**What is being asked:**
Find each line holding "this" and copy it out.

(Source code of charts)
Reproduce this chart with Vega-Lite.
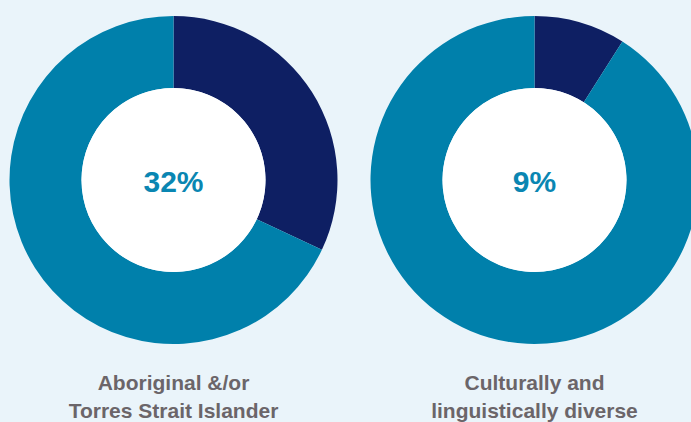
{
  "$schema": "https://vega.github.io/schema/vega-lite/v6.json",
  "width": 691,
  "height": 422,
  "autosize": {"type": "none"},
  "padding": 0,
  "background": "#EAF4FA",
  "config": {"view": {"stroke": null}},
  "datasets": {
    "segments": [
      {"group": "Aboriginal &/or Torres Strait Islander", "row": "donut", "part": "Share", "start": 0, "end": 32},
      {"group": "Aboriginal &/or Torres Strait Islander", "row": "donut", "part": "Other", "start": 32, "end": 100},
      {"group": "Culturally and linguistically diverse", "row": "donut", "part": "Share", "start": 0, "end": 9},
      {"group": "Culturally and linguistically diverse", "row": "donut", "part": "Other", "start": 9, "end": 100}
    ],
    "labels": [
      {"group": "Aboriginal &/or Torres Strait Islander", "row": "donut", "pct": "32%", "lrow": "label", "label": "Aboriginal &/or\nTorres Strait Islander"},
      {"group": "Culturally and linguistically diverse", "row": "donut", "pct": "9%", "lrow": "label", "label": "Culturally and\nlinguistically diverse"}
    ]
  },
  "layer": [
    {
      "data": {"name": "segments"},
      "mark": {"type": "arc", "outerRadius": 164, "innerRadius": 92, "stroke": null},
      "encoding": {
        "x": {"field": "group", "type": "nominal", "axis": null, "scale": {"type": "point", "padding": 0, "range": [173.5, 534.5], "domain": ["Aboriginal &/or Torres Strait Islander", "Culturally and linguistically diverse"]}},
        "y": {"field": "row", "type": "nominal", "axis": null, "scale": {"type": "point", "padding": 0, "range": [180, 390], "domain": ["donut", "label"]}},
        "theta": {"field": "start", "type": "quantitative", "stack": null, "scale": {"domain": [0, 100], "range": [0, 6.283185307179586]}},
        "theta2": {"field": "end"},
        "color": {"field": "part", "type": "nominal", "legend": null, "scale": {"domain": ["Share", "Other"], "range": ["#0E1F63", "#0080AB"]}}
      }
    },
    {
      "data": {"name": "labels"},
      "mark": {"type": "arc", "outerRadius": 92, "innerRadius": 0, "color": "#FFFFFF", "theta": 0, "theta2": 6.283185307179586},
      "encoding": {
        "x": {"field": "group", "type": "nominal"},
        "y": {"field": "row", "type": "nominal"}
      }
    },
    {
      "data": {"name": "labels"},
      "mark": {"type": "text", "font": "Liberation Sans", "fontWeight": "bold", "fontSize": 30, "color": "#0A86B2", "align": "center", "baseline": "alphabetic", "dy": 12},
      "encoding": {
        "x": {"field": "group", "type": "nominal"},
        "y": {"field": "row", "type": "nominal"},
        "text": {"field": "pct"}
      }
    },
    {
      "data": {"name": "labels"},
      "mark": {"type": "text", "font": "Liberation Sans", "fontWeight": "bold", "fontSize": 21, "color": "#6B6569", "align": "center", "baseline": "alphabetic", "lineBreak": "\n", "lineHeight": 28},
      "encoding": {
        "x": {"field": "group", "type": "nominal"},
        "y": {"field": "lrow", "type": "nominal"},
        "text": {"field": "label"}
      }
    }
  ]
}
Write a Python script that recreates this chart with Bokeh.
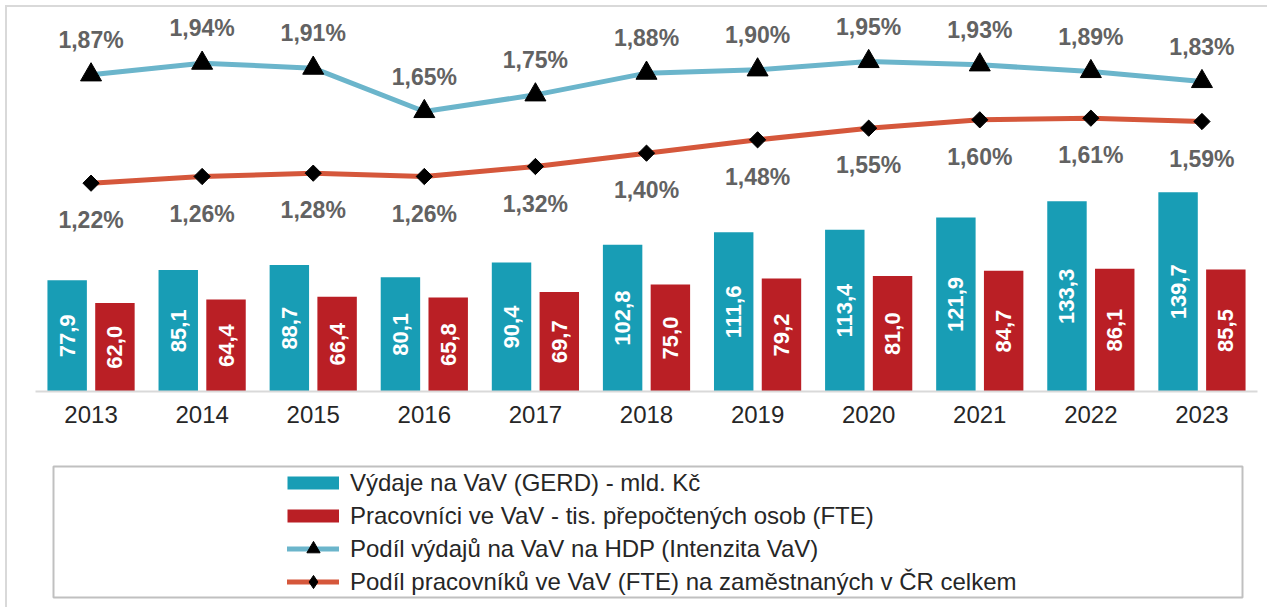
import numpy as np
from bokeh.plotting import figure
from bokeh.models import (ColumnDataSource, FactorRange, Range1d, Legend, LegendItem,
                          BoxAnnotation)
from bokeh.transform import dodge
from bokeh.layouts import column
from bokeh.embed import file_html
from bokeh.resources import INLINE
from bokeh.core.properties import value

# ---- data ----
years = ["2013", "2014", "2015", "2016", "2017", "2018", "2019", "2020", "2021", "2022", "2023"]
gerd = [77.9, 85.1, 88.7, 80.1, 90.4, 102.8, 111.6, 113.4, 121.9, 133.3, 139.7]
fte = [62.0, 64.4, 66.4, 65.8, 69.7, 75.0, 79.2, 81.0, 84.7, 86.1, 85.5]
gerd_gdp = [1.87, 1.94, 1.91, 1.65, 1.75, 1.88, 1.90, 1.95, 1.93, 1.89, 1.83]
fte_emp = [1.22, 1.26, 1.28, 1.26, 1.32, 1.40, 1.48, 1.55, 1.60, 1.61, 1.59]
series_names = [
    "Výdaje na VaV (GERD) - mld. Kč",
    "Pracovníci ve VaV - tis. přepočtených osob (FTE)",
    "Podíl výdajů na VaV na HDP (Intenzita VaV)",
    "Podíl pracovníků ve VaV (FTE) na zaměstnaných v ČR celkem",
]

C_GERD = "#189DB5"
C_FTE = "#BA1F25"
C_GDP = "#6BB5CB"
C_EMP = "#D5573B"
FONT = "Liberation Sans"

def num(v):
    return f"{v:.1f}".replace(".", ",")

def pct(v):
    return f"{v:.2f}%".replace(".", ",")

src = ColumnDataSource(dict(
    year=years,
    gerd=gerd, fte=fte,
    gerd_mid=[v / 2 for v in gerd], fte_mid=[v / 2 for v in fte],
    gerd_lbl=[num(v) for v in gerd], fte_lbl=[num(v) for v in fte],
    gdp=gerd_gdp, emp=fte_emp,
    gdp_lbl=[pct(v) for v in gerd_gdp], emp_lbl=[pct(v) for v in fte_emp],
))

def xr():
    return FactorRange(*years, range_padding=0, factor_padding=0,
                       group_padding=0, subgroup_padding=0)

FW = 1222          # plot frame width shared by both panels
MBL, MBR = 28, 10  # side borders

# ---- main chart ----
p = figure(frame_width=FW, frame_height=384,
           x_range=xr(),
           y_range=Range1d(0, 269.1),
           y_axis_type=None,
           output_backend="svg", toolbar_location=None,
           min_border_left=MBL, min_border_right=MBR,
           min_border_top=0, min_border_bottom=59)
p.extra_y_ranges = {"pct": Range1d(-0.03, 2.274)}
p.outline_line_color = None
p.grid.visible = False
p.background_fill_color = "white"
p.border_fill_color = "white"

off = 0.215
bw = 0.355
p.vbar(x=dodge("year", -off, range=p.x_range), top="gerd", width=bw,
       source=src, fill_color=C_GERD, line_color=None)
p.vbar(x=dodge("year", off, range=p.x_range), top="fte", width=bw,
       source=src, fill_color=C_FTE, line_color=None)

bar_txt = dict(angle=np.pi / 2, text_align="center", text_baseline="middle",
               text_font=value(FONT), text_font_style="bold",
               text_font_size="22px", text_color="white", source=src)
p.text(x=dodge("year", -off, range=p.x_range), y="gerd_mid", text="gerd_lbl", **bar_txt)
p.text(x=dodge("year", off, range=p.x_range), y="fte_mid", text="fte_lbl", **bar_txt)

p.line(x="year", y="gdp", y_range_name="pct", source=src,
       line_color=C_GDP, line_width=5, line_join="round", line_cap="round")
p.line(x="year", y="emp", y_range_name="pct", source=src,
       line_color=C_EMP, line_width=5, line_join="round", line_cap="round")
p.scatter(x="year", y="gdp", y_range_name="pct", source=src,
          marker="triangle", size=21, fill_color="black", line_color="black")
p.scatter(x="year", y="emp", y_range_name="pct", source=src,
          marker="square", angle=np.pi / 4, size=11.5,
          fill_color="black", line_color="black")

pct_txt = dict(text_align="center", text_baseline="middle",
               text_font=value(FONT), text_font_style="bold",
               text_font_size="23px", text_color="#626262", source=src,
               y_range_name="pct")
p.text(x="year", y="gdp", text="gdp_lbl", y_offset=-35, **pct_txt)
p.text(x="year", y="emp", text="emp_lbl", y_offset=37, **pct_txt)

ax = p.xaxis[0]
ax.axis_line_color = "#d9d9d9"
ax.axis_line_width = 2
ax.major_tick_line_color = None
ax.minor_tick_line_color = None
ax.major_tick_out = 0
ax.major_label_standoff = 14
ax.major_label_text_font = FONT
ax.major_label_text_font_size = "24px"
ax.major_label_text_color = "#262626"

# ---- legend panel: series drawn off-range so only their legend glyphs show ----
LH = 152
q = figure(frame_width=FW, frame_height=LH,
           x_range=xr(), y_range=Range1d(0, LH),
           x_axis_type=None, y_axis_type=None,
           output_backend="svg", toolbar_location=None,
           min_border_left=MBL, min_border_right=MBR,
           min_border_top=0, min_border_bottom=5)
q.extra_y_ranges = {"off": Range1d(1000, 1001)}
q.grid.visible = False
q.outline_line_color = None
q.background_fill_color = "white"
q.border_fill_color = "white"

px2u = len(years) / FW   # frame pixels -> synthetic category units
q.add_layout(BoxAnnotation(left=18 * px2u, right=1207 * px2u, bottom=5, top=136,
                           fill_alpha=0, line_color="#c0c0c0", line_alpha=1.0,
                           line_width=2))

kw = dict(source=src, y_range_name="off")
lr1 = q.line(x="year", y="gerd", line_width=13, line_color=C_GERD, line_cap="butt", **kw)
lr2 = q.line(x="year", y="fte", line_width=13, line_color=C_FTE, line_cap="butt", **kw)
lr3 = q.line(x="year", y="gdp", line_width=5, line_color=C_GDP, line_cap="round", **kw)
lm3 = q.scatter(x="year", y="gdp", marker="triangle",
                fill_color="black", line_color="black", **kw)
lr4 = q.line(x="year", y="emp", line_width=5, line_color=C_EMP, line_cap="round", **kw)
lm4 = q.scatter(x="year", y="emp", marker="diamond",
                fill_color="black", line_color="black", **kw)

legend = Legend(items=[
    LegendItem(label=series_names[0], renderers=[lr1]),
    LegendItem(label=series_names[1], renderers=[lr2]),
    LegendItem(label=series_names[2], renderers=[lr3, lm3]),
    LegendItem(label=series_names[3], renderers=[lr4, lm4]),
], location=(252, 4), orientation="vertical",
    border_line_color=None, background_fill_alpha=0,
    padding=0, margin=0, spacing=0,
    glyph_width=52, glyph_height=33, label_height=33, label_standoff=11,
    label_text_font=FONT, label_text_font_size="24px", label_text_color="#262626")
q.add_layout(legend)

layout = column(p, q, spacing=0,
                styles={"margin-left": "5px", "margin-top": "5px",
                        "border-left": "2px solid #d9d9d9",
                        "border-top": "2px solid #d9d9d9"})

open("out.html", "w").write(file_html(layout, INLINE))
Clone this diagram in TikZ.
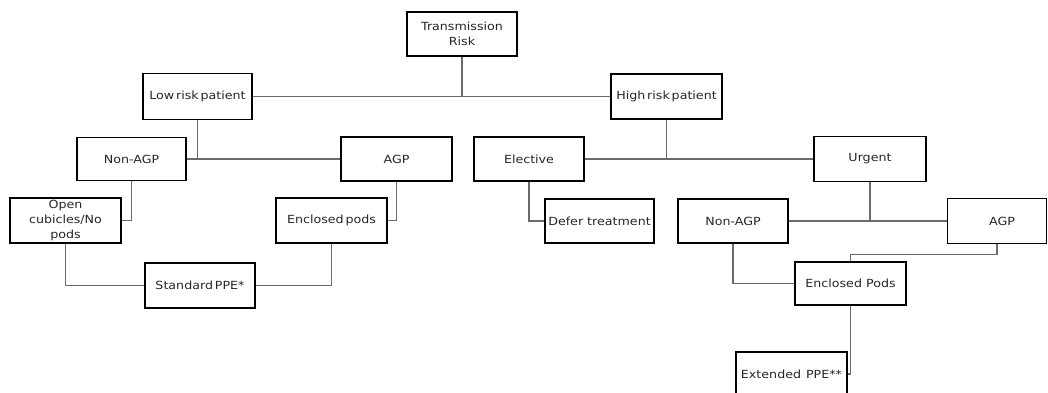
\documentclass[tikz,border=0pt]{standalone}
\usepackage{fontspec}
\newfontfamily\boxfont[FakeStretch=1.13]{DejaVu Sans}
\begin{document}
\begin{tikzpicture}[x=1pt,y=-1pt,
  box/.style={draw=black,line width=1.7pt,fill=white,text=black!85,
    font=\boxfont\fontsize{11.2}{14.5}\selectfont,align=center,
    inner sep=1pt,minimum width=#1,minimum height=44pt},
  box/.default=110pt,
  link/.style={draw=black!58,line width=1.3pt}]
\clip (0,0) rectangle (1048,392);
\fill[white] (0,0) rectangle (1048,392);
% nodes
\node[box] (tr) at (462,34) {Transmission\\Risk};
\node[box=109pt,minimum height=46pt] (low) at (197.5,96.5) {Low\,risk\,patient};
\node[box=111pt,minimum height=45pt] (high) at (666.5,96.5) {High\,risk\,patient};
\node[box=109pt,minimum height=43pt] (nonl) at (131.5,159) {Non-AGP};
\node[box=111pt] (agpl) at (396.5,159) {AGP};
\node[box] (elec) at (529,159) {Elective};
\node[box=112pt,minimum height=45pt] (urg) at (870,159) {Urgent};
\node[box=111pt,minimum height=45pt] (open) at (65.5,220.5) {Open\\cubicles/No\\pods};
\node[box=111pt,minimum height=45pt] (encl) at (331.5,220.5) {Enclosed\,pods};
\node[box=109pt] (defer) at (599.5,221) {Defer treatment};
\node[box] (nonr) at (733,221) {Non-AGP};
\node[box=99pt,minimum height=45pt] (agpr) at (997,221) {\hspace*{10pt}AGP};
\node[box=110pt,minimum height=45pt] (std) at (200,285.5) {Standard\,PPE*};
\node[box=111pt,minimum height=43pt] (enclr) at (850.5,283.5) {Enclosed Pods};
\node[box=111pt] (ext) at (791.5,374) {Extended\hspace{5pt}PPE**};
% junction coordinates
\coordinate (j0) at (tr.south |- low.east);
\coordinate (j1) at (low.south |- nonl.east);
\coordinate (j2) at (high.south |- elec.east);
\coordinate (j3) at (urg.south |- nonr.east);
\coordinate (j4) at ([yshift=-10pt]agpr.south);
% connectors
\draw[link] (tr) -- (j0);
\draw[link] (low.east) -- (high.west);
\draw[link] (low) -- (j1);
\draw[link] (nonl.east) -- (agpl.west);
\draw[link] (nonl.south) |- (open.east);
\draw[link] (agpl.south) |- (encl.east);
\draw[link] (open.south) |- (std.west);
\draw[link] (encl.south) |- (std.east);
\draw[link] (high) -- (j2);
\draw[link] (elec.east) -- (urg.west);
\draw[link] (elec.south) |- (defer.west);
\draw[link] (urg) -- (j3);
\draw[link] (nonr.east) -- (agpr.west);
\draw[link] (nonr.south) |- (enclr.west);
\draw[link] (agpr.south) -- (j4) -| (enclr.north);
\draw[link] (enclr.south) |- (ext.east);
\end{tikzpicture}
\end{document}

**Full response:**
Reproduce this chart with Vega-Lite.
Write a Python script that recreates this chart with Bokeh.
Clone this diagram in TikZ.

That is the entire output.